Stated problem >> Wherever a line below holds the word "matplotlib", copy that line.

Supplied information >>
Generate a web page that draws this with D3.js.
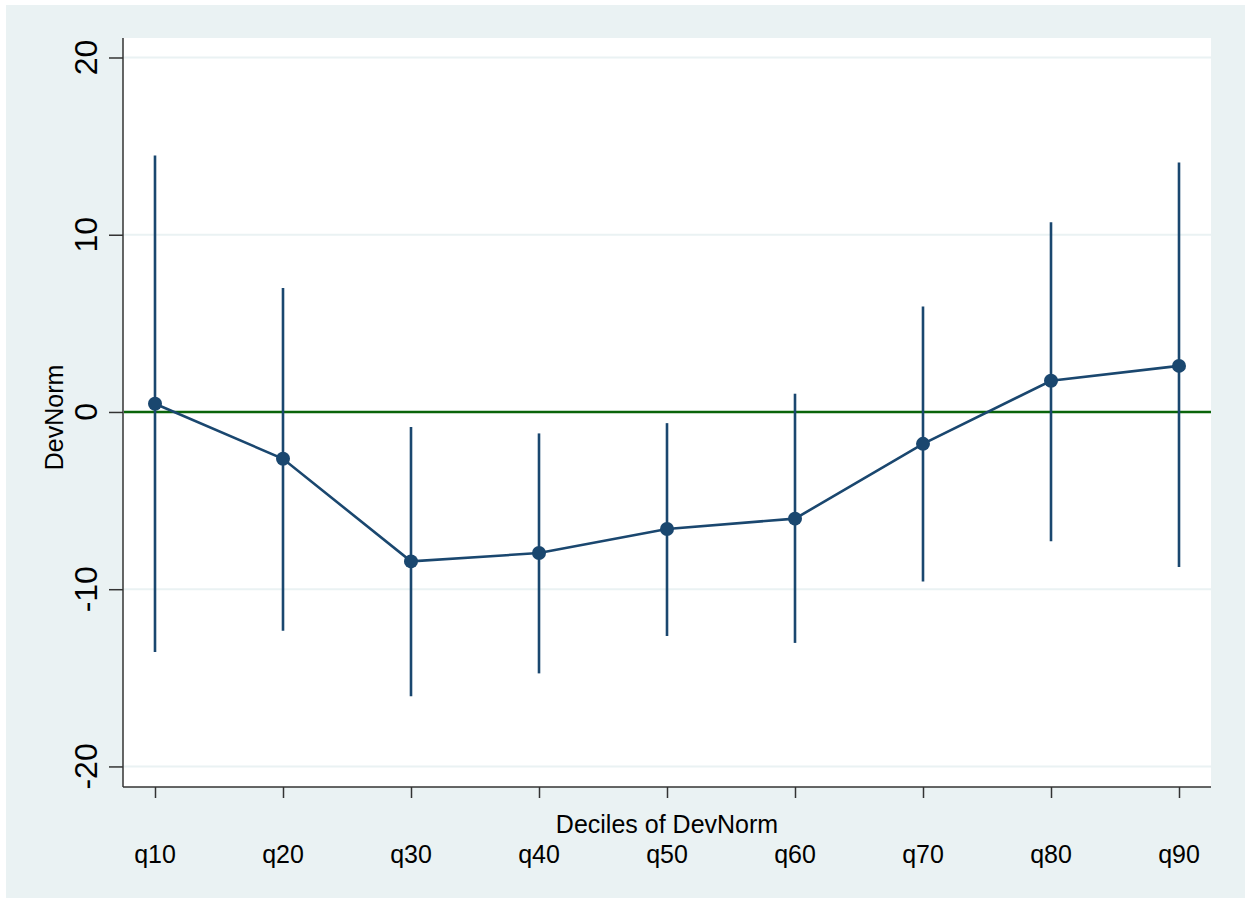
<!DOCTYPE html>
<html>
<head>
<meta charset="utf-8">
<script src="https://cdn.jsdelivr.net/npm/d3@7/dist/d3.min.js"></script>
<style>
  html, body { margin: 0; padding: 0; background: #ffffff; }
  svg { display: block; }
  text { font-family: "Liberation Sans", Arial, sans-serif; fill: #000; }
</style>
</head>
<body>
<svg id="chart" width="1247" height="899"></svg>
<script>
const categories = ["q10", "q20", "q30", "q40", "q50", "q60", "q70", "q80", "q90"];
const estimates  = [0.46, -2.64, -8.43, -7.96, -6.60, -6.02, -1.80, 1.76, 2.60];
const ciUpper    = [14.47, 6.99, -0.85, -1.21, -0.63, 1.03, 5.95, 10.71, 14.07];
const ciLower    = [-13.54, -12.34, -16.04, -14.75, -12.64, -13.03, -9.56, -7.30, -8.75];
const yTicks     = [-20, -10, 0, 10, 20];
const refLine    = 0;
const xTitle = "Deciles of DevNorm";
const yTitle = "DevNorm";

const W = 1247, H = 899;
const plot = { left: 123, right: 1211, top: 38, bottom: 787 };
const navy = "#1a476f";
const bg = "#eaf2f3";

const svg = d3.select("#chart");

// outer background
svg.append("rect").attr("x", 6).attr("y", 5).attr("width", 1239).attr("height", 893).attr("fill", bg);
// plot region
svg.append("rect").attr("x", plot.left).attr("y", plot.top)
  .attr("width", plot.right - plot.left).attr("height", plot.bottom - plot.top).attr("fill", "#ffffff");

const x = d3.scaleLinear().domain([0.75, 9.25]).range([plot.left, plot.right]);
const y = d3.scaleLinear().domain([-21.16, 21.1]).range([plot.bottom, plot.top]);

// gridlines
svg.append("g").selectAll("line").data(yTicks).join("line")
  .attr("x1", plot.left).attr("x2", plot.right)
  .attr("y1", d => y(d)).attr("y2", d => y(d))
  .attr("stroke", bg).attr("stroke-width", 2);

// y axis
const yAxis = svg.append("g").attr("transform", `translate(${plot.left},0)`)
  .call(d3.axisLeft(y).tickValues(yTicks).tickSize(14).tickFormat(""));
yAxis.select(".domain").remove();
yAxis.selectAll(".tick line").attr("stroke", "#333").attr("stroke-width", 1.5);
svg.append("g").selectAll("text").data(yTicks).join("text")
  .attr("transform", d => `translate(97,${y(d)}) rotate(-90)`)
  .attr("text-anchor", "middle")
  .attr("font-size", 32)
  .text(d => String(d));

svg.append("line").attr("x1", plot.left).attr("x2", plot.left)
  .attr("y1", plot.top).attr("y2", plot.bottom).attr("stroke", "#333").attr("stroke-width", 1.5);

// x axis
const xAxis = svg.append("g").attr("transform", `translate(0,${plot.bottom})`)
  .call(d3.axisBottom(x).tickValues(d3.range(1, categories.length + 1)).tickSize(11).tickFormat(""));
xAxis.select(".domain").remove();
xAxis.selectAll(".tick line").attr("stroke", "#333").attr("stroke-width", 1.5);
svg.append("line").attr("x1", plot.left).attr("x2", plot.right)
  .attr("y1", plot.bottom).attr("y2", plot.bottom).attr("stroke", "#333").attr("stroke-width", 1.5);

svg.append("g").selectAll("text").data(categories).join("text")
  .attr("x", (d, i) => x(i + 1)).attr("y", 863)
  .attr("text-anchor", "middle").attr("font-size", 25)
  .text(d => d);

svg.append("text").attr("x", (plot.left + plot.right) / 2).attr("y", 833)
  .attr("text-anchor", "middle").attr("font-size", 25).text(xTitle);

svg.append("text").attr("transform", `translate(63,${(plot.top + plot.bottom) / 2 + 5}) rotate(-90)`)
  .attr("text-anchor", "middle").attr("font-size", 25).text(yTitle);

// reference line
svg.append("line").attr("x1", plot.left + 1).attr("x2", plot.right)
  .attr("y1", y(refLine)).attr("y2", y(refLine))
  .attr("stroke", "#0a640a").attr("stroke-width", 2.5);

// CI spikes
svg.append("g").selectAll("line").data(categories).join("line")
  .attr("x1", (d, i) => x(i + 1)).attr("x2", (d, i) => x(i + 1))
  .attr("y1", (d, i) => y(ciUpper[i])).attr("y2", (d, i) => y(ciLower[i]))
  .attr("stroke", navy).attr("stroke-width", 2.6);

// connecting line
const pts = categories.map((d, i) => [x(i + 1), y(estimates[i])]);
svg.append("path").attr("d", d3.line()(pts))
  .attr("fill", "none").attr("stroke", navy).attr("stroke-width", 2.6);

// markers
svg.append("g").selectAll("circle").data(pts).join("circle")
  .attr("cx", d => d[0]).attr("cy", d => d[1]).attr("r", 7)
  .attr("fill", navy);
</script>
</body>
</html>
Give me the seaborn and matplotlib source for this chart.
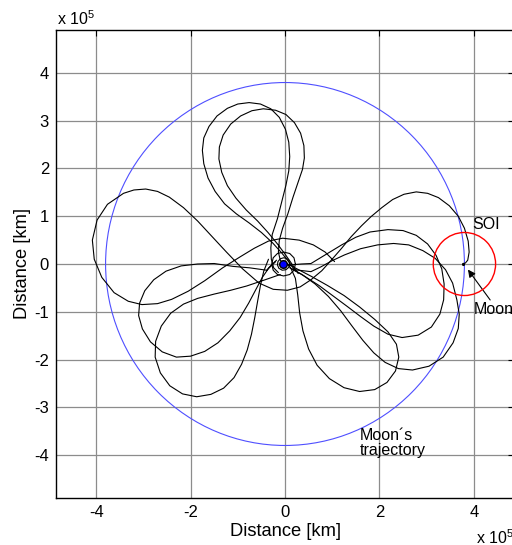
import matplotlib
matplotlib.use("Agg")
import matplotlib.pyplot as plt
from matplotlib.patches import Circle
import pandas as pd
import seaborn as sns

# all distances in units of 1e5 km
upper_outer = [
	(0.22, -0.15), (0.10, 0.02), (-0.06, 0.22), (-0.26, 0.44), (-0.50, 0.66),
	(-0.76, 0.86), (-1.03, 1.05), (-1.28, 1.26), (-1.48, 1.52), (-1.63, 1.80),
	(-1.72, 2.10), (-1.75, 2.38), (-1.72, 2.64), (-1.61, 2.88), (-1.44, 3.10),
	(-1.22, 3.26), (-1.00, 3.35), (-0.76, 3.38), (-0.52, 3.35), (-0.30, 3.25),
	(-0.12, 3.07), (0.01, 2.82), (0.08, 2.55), (0.10, 2.25), (0.08, 1.95),
	(0.02, 1.65), (-0.07, 1.30), (-0.16, 0.95), (-0.27, 0.62), (-0.30, 0.34),
	(-0.29, 0.10), (-0.24, -0.08), (-0.14, -0.18),
]
upper_inner = [
	(0.28, -0.20), (0.16, -0.02), (0.02, 0.18), (-0.16, 0.42), (-0.36, 0.66),
	(-0.58, 0.90), (-0.82, 1.13), (-1.04, 1.38), (-1.22, 1.64), (-1.34, 1.92),
	(-1.40, 2.20), (-1.39, 2.45), (-1.31, 2.70), (-1.15, 2.93), (-0.94, 3.10),
	(-0.70, 3.21), (-0.46, 3.25), (-0.20, 3.22), (0.02, 3.13), (0.20, 2.96),
	(0.33, 2.74), (0.40, 2.48), (0.41, 2.22), (0.37, 1.98), (0.28, 1.72),
	(0.17, 1.40), (0.06, 1.05), (-0.05, 0.75), (-0.12, 0.50), (-0.14, 0.25),
	(-0.10, 0.08), (0.00, -0.02),
]
left_to_moon = [
	(1.05, 0.05), (0.85, 0.25), (0.60, 0.40), (0.30, 0.50), (-0.05, 0.54),
	(-0.35, 0.48), (-0.65, 0.33), (-0.95, 0.15), (-1.32, -0.08), (-1.70, -0.35),
	(-2.05, -0.57), (-2.40, -0.74), (-2.70, -0.83), (-3.03, -0.85), (-3.32, -0.78),
	(-3.62, -0.60), (-3.88, -0.28), (-4.04, 0.10), (-4.08, 0.50), (-3.98, 0.92),
	(-3.76, 1.25), (-3.42, 1.48), (-3.20, 1.55), (-2.95, 1.57), (-2.70, 1.52),
	(-2.45, 1.40), (-2.15, 1.18), (-1.85, 0.90), (-1.55, 0.58), (-1.24, 0.25),
	(-0.90, -0.10), (-0.55, -0.40), (-0.25, -0.53), (0.05, -0.55), (0.32, -0.48),
	(0.55, -0.33), (0.78, -0.14), (0.98, 0.08), (1.20, 0.33), (1.40, 0.57),
	(1.62, 0.80), (1.82, 0.99), (2.05, 1.18), (2.28, 1.35), (2.52, 1.46),
	(2.78, 1.51), (3.02, 1.48), (3.25, 1.39), (3.48, 1.22), (3.67, 1.00),
	(3.80, 0.75), (3.88, 0.48), (3.90, 0.25), (3.87, 0.08), (3.82, 0.02),
	(3.77, 0.01),
]
lower_left_small = [
	(-0.20, 0.05), (-0.39, -0.13), (-0.75, -0.08), (-1.10, -0.05), (-1.50, 0.01),
	(-1.85, 0.00), (-2.20, -0.04), (-2.52, -0.15), (-2.78, -0.33), (-2.97, -0.56),
	(-3.08, -0.82), (-3.10, -1.08), (-3.02, -1.36), (-2.85, -1.63), (-2.60, -1.84),
	(-2.30, -1.95), (-2.00, -1.93), (-1.70, -1.83), (-1.42, -1.65), (-1.17, -1.40),
	(-0.95, -1.12), (-0.77, -0.82), (-0.62, -0.54), (-0.48, -0.28), (-0.34, -0.08),
	(-0.18, 0.08),
]
lower_left_large = [
	(-0.10, -0.22), (-0.45, -0.34), (-0.81, -0.46), (-1.15, -0.55), (-1.50, -0.63),
	(-1.85, -0.72), (-2.15, -0.84), (-2.42, -1.03), (-2.62, -1.30), (-2.74, -1.62),
	(-2.75, -1.95), (-2.64, -2.28), (-2.44, -2.55), (-2.17, -2.72), (-1.87, -2.78),
	(-1.57, -2.73), (-1.30, -2.60), (-1.08, -2.38), (-0.92, -2.10), (-0.80, -1.80),
	(-0.71, -1.47), (-0.64, -1.12), (-0.58, -0.78), (-0.52, -0.45), (-0.45, -0.15),
	(-0.35, 0.10),
]
bottom_petal = [
	(0.00, 0.05), (0.12, -0.08), (0.22, -0.30), (0.27, -0.65), (0.31, -1.02),
	(0.38, -1.40), (0.50, -1.78), (0.68, -2.12), (0.94, -2.40), (1.25, -2.59),
	(1.58, -2.67), (1.90, -2.63), (2.16, -2.48), (2.34, -2.24), (2.41, -1.95),
	(2.36, -1.68), (2.18, -1.42), (1.90, -1.16), (1.58, -0.90), (1.25, -0.66),
	(0.90, -0.45), (0.56, -0.26), (0.25, -0.10), (0.02, 0.02),
]
right_small = [
	(0.10, -0.02), (0.35, 0.00), (0.55, 0.01), (0.90, 0.22), (1.20, 0.40),
	(1.50, 0.56), (1.80, 0.67), (2.18, 0.72), (2.50, 0.70), (2.78, 0.60),
	(3.02, 0.42), (3.20, 0.18), (3.32, -0.10), (3.37, -0.42), (3.36, -0.75),
	(3.28, -1.05), (3.10, -1.32), (2.82, -1.49), (2.48, -1.54), (2.18, -1.47),
	(1.88, -1.30), (1.60, -1.10), (1.32, -0.89), (1.02, -0.67), (0.72, -0.45),
	(0.42, -0.26), (0.15, -0.10),
]
right_large = [
	(0.20, -0.12), (0.55, -0.16), (0.76, -0.06), (1.00, 0.07), (1.26, 0.19),
	(1.60, 0.32), (1.96, 0.40), (2.30, 0.43), (2.62, 0.40), (2.92, 0.28),
	(3.18, 0.12), (3.40, -0.12), (3.55, -0.40), (3.64, -0.75), (3.69, -1.05),
	(3.67, -1.35), (3.56, -1.65), (3.35, -1.95), (3.05, -2.14), (2.70, -2.22),
	(2.40, -2.19), (2.12, -2.06), (1.88, -1.86), (1.65, -1.60), (1.42, -1.30),
	(1.18, -0.98), (0.92, -0.68), (0.64, -0.42), (0.36, -0.22), (0.10, -0.08),
]
earth_ring_inner = [
	(0.10, 0.00), (0.08, 0.08), (0.03, 0.12), (-0.03, 0.13), (-0.10, 0.11),
	(-0.15, 0.05), (-0.16, -0.02), (-0.13, -0.09), (-0.06, -0.13), (0.02, -0.12),
	(0.08, -0.07), (0.10, 0.00),
]
earth_ring_outer = [
	(0.22, 0.00), (0.19, 0.13), (0.10, 0.22), (-0.03, 0.25), (-0.16, 0.22),
	(-0.25, 0.13), (-0.28, 0.00), (-0.25, -0.13), (-0.16, -0.22), (-0.03, -0.25),
	(0.10, -0.22), (0.19, -0.13), (0.22, 0.00),
]

earth_position = (-0.04, 0.0)
moon_position = (3.8, 0.0)
moon_orbit_radius = 3.8
soi_radius = 0.66

x_ticks = [-4, -2, 0, 2, 4]
y_ticks = [-4, -3, -2, -1, 0, 1, 2, 3, 4]
x_limits = (-4.85, 4.85)
y_limits = (-4.9, 4.9)


def main() -> None:
	sns.set_theme(style="white")
	plt.rcParams["font.family"] = ["Liberation Sans", "DejaVu Sans"]
	plt.rcParams["axes.unicode_minus"] = False
	plt.rcParams["mathtext.fontset"] = "custom"
	plt.rcParams["mathtext.rm"] = "Liberation Sans"
	plt.rcParams["text.color"] = "black"
	plt.rcParams["axes.labelcolor"] = "black"

	strokes = {
		"upper_outer": upper_outer,
		"upper_inner": upper_inner,
		"left_to_moon": left_to_moon,
		"lower_left_small": lower_left_small,
		"lower_left_large": lower_left_large,
		"bottom_petal": bottom_petal,
		"right_small": right_small,
		"right_large": right_large,
		"earth_ring_inner": earth_ring_inner,
		"earth_ring_outer": earth_ring_outer,
	}
	rows = [
		{"segment": name, "order": i, "x": x, "y": y}
		for name, points in strokes.items()
		for i, (x, y) in enumerate(points)
	]
	trajectory = pd.DataFrame(rows)

	fig = plt.figure(figsize=(5.12, 5.45), dpi=100)
	ax = fig.add_axes([56 / 512, 47 / 545, 458 / 512, 468 / 545])

	ax.add_patch(Circle((0, 0), moon_orbit_radius, fill=False, edgecolor="#4f4fff", linewidth=0.8, zorder=2))
	sns.lineplot(
		data=trajectory,
		x="x",
		y="y",
		units="segment",
		estimator=None,
		sort=False,
		color="black",
		linewidth=0.8,
		ax=ax,
		zorder=3,
	)
	ax.add_patch(Circle(moon_position, soi_radius, fill=False, edgecolor="red", linewidth=1.0, zorder=4))
	sns.scatterplot(
		x=[earth_position[0]], y=[earth_position[1]],
		color="blue", edgecolor="black", linewidth=1.0, s=30, ax=ax, zorder=5,
	)
	end_x, end_y = left_to_moon[-1]
	sns.scatterplot(x=[end_x], y=[end_y], color="black", s=5, linewidth=0, ax=ax, zorder=5)

	ax.set_xlim(*x_limits)
	ax.set_ylim(*y_limits)
	ax.set_xticks(x_ticks)
	ax.set_yticks(y_ticks)
	ax.set_xticklabels([str(t) for t in x_ticks])
	ax.set_yticklabels([str(t) for t in y_ticks])
	ax.grid(True, color="0.55", linewidth=0.9)
	ax.set_axisbelow(True)
	ax.tick_params(direction="in", top=True, right=True, length=4, width=0.8,
		labelsize=12, colors="black", pad=5)
	for spine in ax.spines.values():
		spine.set_color("black")
		spine.set_linewidth(1.0)

	ax.set_xlabel("Distance [km]", fontsize=13.2, color="black", labelpad=2)
	ax.set_ylabel("Distance [km]", fontsize=13.2, color="black", labelpad=2)

	ax.text(3.97, 0.82, "SOI", fontsize=11.5, color="black", ha="left", va="center")
	ax.text(4.0, -0.95, "Moon", fontsize=11.5, color="black", ha="left", va="center")
	ax.text(1.58, -3.75, "Moon\u00b4s\ntrajectory", fontsize=11.5, color="black",
		ha="left", va="center", linespacing=1.05)
	ax.annotate(
		"", xy=(3.84, -0.07), xytext=(4.38, -0.80),
		arrowprops=dict(arrowstyle="-|>", color="black", lw=0.8, mutation_scale=11),
	)

	fig.text(57 / 512, 1 - 19 / 545, r"x 10$^{5}$", fontsize=11.5, color="black", ha="left", va="center")
	fig.text(476 / 512, 1 - 538 / 545, r"x 10$^{5}$", fontsize=11.5, color="black", ha="left", va="center")

	fig.savefig("out.png", dpi=100)
	plt.close(fig)


if __name__ == "__main__":
	main()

Answer in full >>
Give me the seaborn and matplotlib source for this chart.
import matplotlib
matplotlib.use("Agg")
import matplotlib.pyplot as plt
from matplotlib.patches import Circle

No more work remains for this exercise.